Saturday, March 10, 2007

School Visit

On Wednesday I went out in the country with a team from our school. Half of us went to one school and half to another. We were working with some professors from a university in the United States who have been coming here to do professional development for the teachers at these two rural schools. Since the professors can only be here three times a year, they wanted to have some of us who live here do some visits in between. Most of the staff at these schools have had very little educational opportunity and they don't have access to things like conferences or professional books.

The school I visited had 260 students. The sixth grade meets in the afternoon, so I didn't see them, but the students I saw were crammed into eight classrooms, sitting four to a small, rather uncomfortable bench with attached desk. They were in uniforms, though here and there you'd see a student in other clothes. The director said that many of them have just one uniform, and by Wednesday it's dirty.

The teachers were (mostly) enthusiastic and doing the very best they could with what they had. The educational system here involves mostly rote memory, and the students recite what they have memorized in unison. The classrooms did not have full walls, just a piece of particleboard that stopped about two feet from the floor and perhaps six feet from the rafters. This meant that in one classroom, you could hear recitations going on all around. The teachers were forced to yell to be heard, and the noise was terrific. Many of the noises I have in my classroom (generator, air conditioner, fans) were not present, because there is no electricity at all in the village. The director told me that he has a tiny generator at his house that runs a small TV and a radio, but there's no national power and no other generators. The classrooms each had a particleboard chalkboard, and most of the kids seemed to have copies of the textbooks, which are more like booklets than real books.

In the morning we observed some lessons taught by one of the visiting professors and then walked around watching what was going on the classrooms. We had lunch together, and in the afternoon we attended a professional development session. The focus was on reflecting after a lesson about what went well and what could go better. Several of the teachers shared about lessons they had taught. Then some shared stories they had written. There is not much children's literature available in the local language, so the professors had suggested that they try writing some stories of their own. These were enjoyable to listen to, as they told them with a great deal of drama.

As they reflected on their lessons, I reflected on mine, too. I wonder how I would be able to teach without any way to make handouts, without a classroom library, without any kind of soundproofing, without windows (the dust billowed in through the half-walls, so that I had to wipe it off my notebook every few minutes), without an overhead or a decent white board, without my library of teacher books, without the internet, without - and this is the biggest one of all - my expensive education. In many ways, our school is basic compared with what is available in the United States, but compared with the school we visited, ours is palatial and ultramodern.
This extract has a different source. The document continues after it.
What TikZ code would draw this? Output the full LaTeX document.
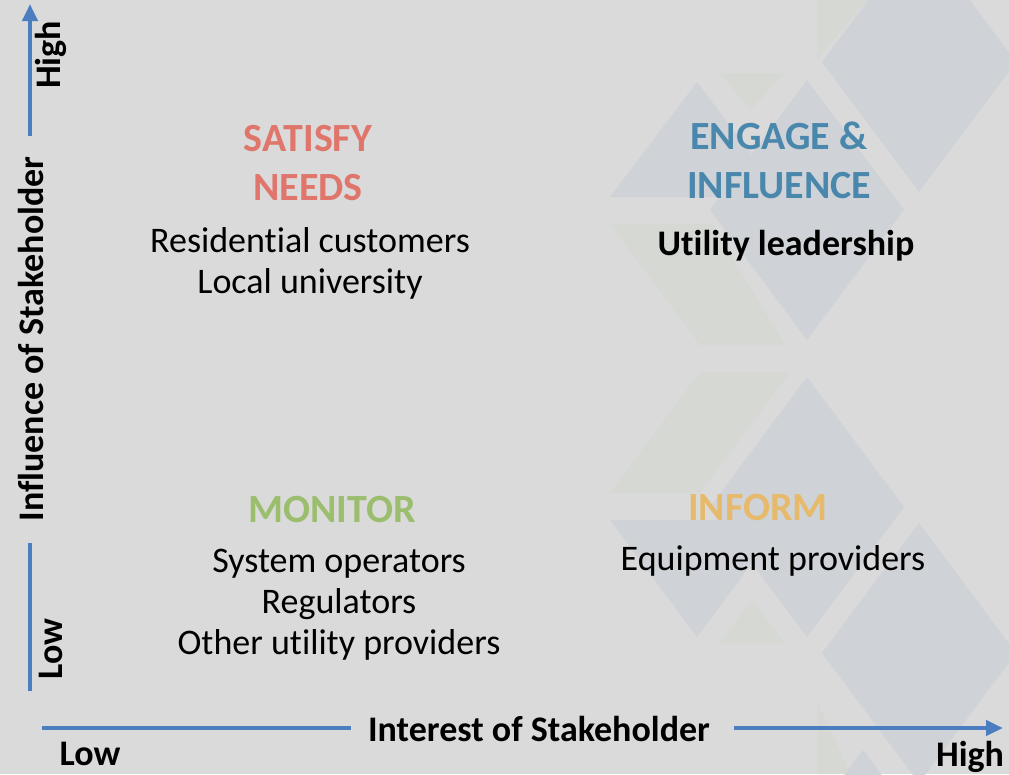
\documentclass[tikz,border=0pt]{standalone}
\usepackage{fontspec}
\setmainfont{Carlito}[Ligatures=NoCommon]
\usepackage{tikz}
\usetikzlibrary{arrows.meta}

\definecolor{bggray}{HTML}{DADADA}
\definecolor{tileblue}{HTML}{CFD3D7}
\definecolor{tilegreen}{HTML}{D6D9D3}
\definecolor{axisblue}{HTML}{4A7EC0}
\definecolor{satred}{HTML}{E0756B}
\definecolor{engblue}{HTML}{4A87AC}
\definecolor{mongreen}{HTML}{9BBE6E}
\definecolor{infgold}{HTML}{E6BA6A}

\begin{document}
\begin{tikzpicture}[x=1pt,y=-1pt,
    head/.style={font=\fontsize{40}{49}\selectfont\bfseries,align=center,anchor=base},
    item/.style={font=\fontsize{36}{41}\selectfont,align=center,anchor=base},
    axislabel/.style={font=\fontsize{36}{36}\selectfont\bfseries,inner sep=0pt},
    axisline/.style={line width=4pt,draw=axisblue},
    axistip/.style={-{Triangle[length=17pt,width=15pt]}}]

  % Background
  \useasboundingbox (0,0) rectangle (1009,774);
  \fill[bggray] (0,0) rectangle (1009,774);

  % Tiles
  \fill[tilegreen] (720,73) -- (785,73) -- (750,110) -- cycle;
  \fill[tilegreen] (817,0) -- (867,0) -- (817,60) -- cycle;
  \fill[tilegreen] (610,224) -- (712,224) -- (785,345) -- (700,345) -- cycle;
  \fill[tilegreen] (700,372) -- (790,372) -- (700,493) -- (610,493) -- cycle;
  \fill[tilegreen] (720,643) -- (785,643) -- (752,600) -- cycle;
  \fill[tilegreen] (817,700) -- (850,774) -- (817,774) -- cycle;
  \fill[tileblue] (610,197) -- (697,82) -- (784,197) -- cycle;
  \fill[tileblue] (610,520) -- (784,520) -- (697,637) -- cycle;
  \foreach \cx/\cy in {919/62, 807/210, 807/507, 919/653, 863/880}
    \fill[tileblue] (\cx-97,\cy) -- (\cx,\cy-130) -- (\cx+97,\cy) -- (\cx,\cy+130) -- cycle;

  % Quadrants
  \node[head,text=satred] (satisfy) at (308,200) {SATISFY\\NEEDS};
  \node[item] (satlist) at (310,293) {Residential customers\\Local university};

  \node[head,text=engblue] (engage) at (779,198) {ENGAGE \&\\INFLUENCE};
  \node[item,font=\fontsize{36}{41}\selectfont\bfseries] (englist) at (786,255) {Utility leadership};

  \node[head,text=mongreen] (monitor) at (332,522) {MONITOR};
  \node[item] (monlist) at (339,654) {System operators\\Regulators\\Other utility providers};

  \node[head,text=infgold] (inform) at (758,520) {INFORM};
  \node[item] (inflist) at (773,570) {Equipment providers};

  % Axes
  \node[axislabel,rotate=90] (infl) at (31,339) {Influence of Stakeholder};
  \node[axislabel,rotate=90] (vhigh) at (51,55) {High};
  \node[axislabel,rotate=90] (vlow) at (51,649) {Low};
  \coordinate (vbot) at (30,691);
  \coordinate (vtop) at (30,4);
  \draw[axisline] (vbot) -- (30,543);
  \draw[axisline,axistip] (30,136) -- (vtop);

  \node[axislabel,anchor=base] (interest) at (539,741) {Interest of Stakeholder};
  \node[axislabel,anchor=base] (hlow) at (90,765) {Low};
  \node[axislabel,anchor=base] (hhigh) at (970,766) {High};
  \coordinate (hleft) at (42,728);
  \coordinate (hright) at (1003,728);
  \draw[axisline] (hleft) -- (351,728);
  \draw[axisline,axistip] (734,728) -- (hright);
\end{tikzpicture}
\end{document}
The families who send their kids to this school do not pay any tuition, because an American Christian organization is providing sponsorships. The organization also dug the well in the school's courtyard, helped build the school, and helps pay the teachers' salaries. The parents are asked only for a small contribution to pay for chalk and the lady who sweeps the classrooms. I wish I had asked how much this was, but I didn't. The director told me that even this small amount is well out of reach for many of the families in the community.

When we go back to visit, one of the things we've been asked to do is to help the teachers learn how to use the supplies that have been donated for them. Things like construction paper, crayons, small white boards similar to slates, and math manipulatives. They have also been given some books in the local language, including some big books. They were taught a lesson on how to read aloud to a class, as many of them have never done this (not having any books to read aloud).

I hope that we will be able to provide some useful help and not be seen just as people coming from outside to tell them what to do. Their situation is very different from ours and we have as much to learn from them as they do from us.